Systematic review and evaluation of aspartame carcinogenicity bioassays using quality criteria

Abstract The current review assessed cancer studies of aspartame based on a quality appraisal using the Klimisch grading system. Nine studies having complete histopathology were included: three 2‐year studies by Searle; three transgenic mice studies by the NTP; three lifetime studies by the Ramazzini Institute. A tenth study limited to brain tumors was not rated. None were determined as Klimisch Code 1 (reliable without restrictions). The Searle studies predated GLP standards but their methodology was comparable; transgenic mouse models are not validated, but are accepted as supporting data. These studies were rated Klimisch Code 2 (reliable with restrictions).
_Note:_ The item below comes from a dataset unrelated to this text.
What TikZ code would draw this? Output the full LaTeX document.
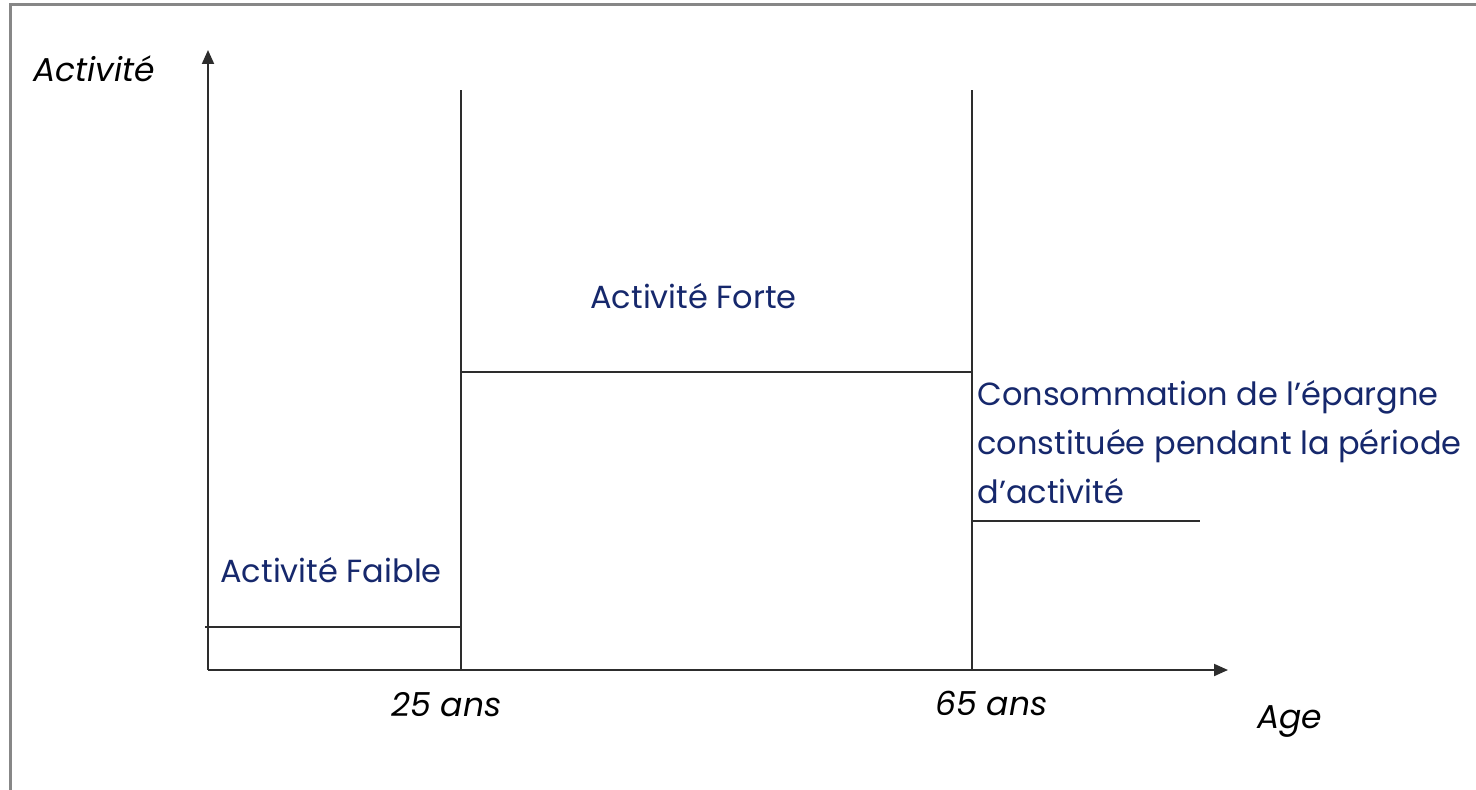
\documentclass[tikz,border=0pt]{standalone}
\usepackage{fontspec}
\setmainfont{Poppins}
\usetikzlibrary{arrows.meta}
\definecolor{navy}{RGB}{22,40,108}
\definecolor{axisgray}{RGB}{45,45,45}
\definecolor{framegray}{RGB}{135,135,135}
\begin{document}
\begin{tikzpicture}[x=0.5pt,y=-0.5pt,
  axisline/.style={draw=axisgray,line width=1pt},
  arrowline/.style={axisline,-{Triangle[length=7pt,width=6pt]}},
  lbl/.style={text=navy,font=\fontsize{16}{24.5}\selectfont,anchor=base west,inner sep=0pt,align=left},
  axlbl/.style={text=black,font=\fontsize{16.5}{20}\selectfont\itshape,anchor=base west,inner sep=0pt}]
\useasboundingbox (0,0) rectangle (1476,790);
% frame
\coordinate (fl) at (10.5,790);
\coordinate (ftl) at (10.5,4.5);
\coordinate (ftr) at (1476,4.5);
\draw[framegray,line width=1.3pt] (fl) -- (ftl) -- (ftr);
% axes
\coordinate (O) at (208,670);
\coordinate (ytip) at (208,50);
\coordinate (xtip) at (1228,670);
\draw[arrowline] (O) -- (ytip);
\draw[arrowline] (O) -- (xtip);
% verticals
\coordinate (a25b) at (461,670);
\coordinate (a25t) at (461,90);
\coordinate (a65b) at (972,670);
\coordinate (a65t) at (972,90);
\draw[axisline] (a25b) -- (a25t);
\draw[axisline] (a65b) -- (a65t);
% levels
\coordinate (fa1) at (205,627);
\coordinate (fa2) at (461,627);
\coordinate (fo1) at (461,372);
\coordinate (fo2) at (972,372);
\coordinate (co1) at (972,521);
\coordinate (co2) at (1200,521);
\draw[axisline] (fa1) -- (fa2);
\draw[axisline] (fo1) -- (fo2);
\draw[axisline] (co1) -- (co2);
% labels
\node[axlbl] (ylab) at (33,82) {Activité};
\node[axlbl] (t25) at (391,716) {25 ans};
\node[axlbl] (t65) at (935,715) {65 ans};
\node[axlbl] (xlab) at (1257,728) {Age};
\node[lbl] (forte) at (590,309) {Activité Forte};
\node[lbl] (faible) at (220,582) {Activité Faible};
\node[lbl] (conso) at (977,503) {Consommation de l’épargne\\constituée pendant la période\\d’activité};
\end{tikzpicture}
\end{document}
The Ramazzini Institute used a lifetime model of their own design that has been questioned due to high rates of spontaneous tumors, issues with tumor type diagnosis and concerns about the impact of chronic infections. As many of these problems could be attributed to using animals that died or were terminated near end of life, along with the other problems noted, these studies were rated Klimisch Code 3 (not reliable). As the Klimisch Code 2 studies demonstrated a lack of carcinogenic potential, and as aspartame is hydrolyzed to common components and lacks genotoxic activity, a conclusion that aspartame is not carcinogenic is supported. HighlightsAspartame cancer bioassay methods evaluated using quality criteria.Pivotal studies evaluated against the Klimisch grading system.Studies with highest rating support that aspartame is not carcinogenic in rodents.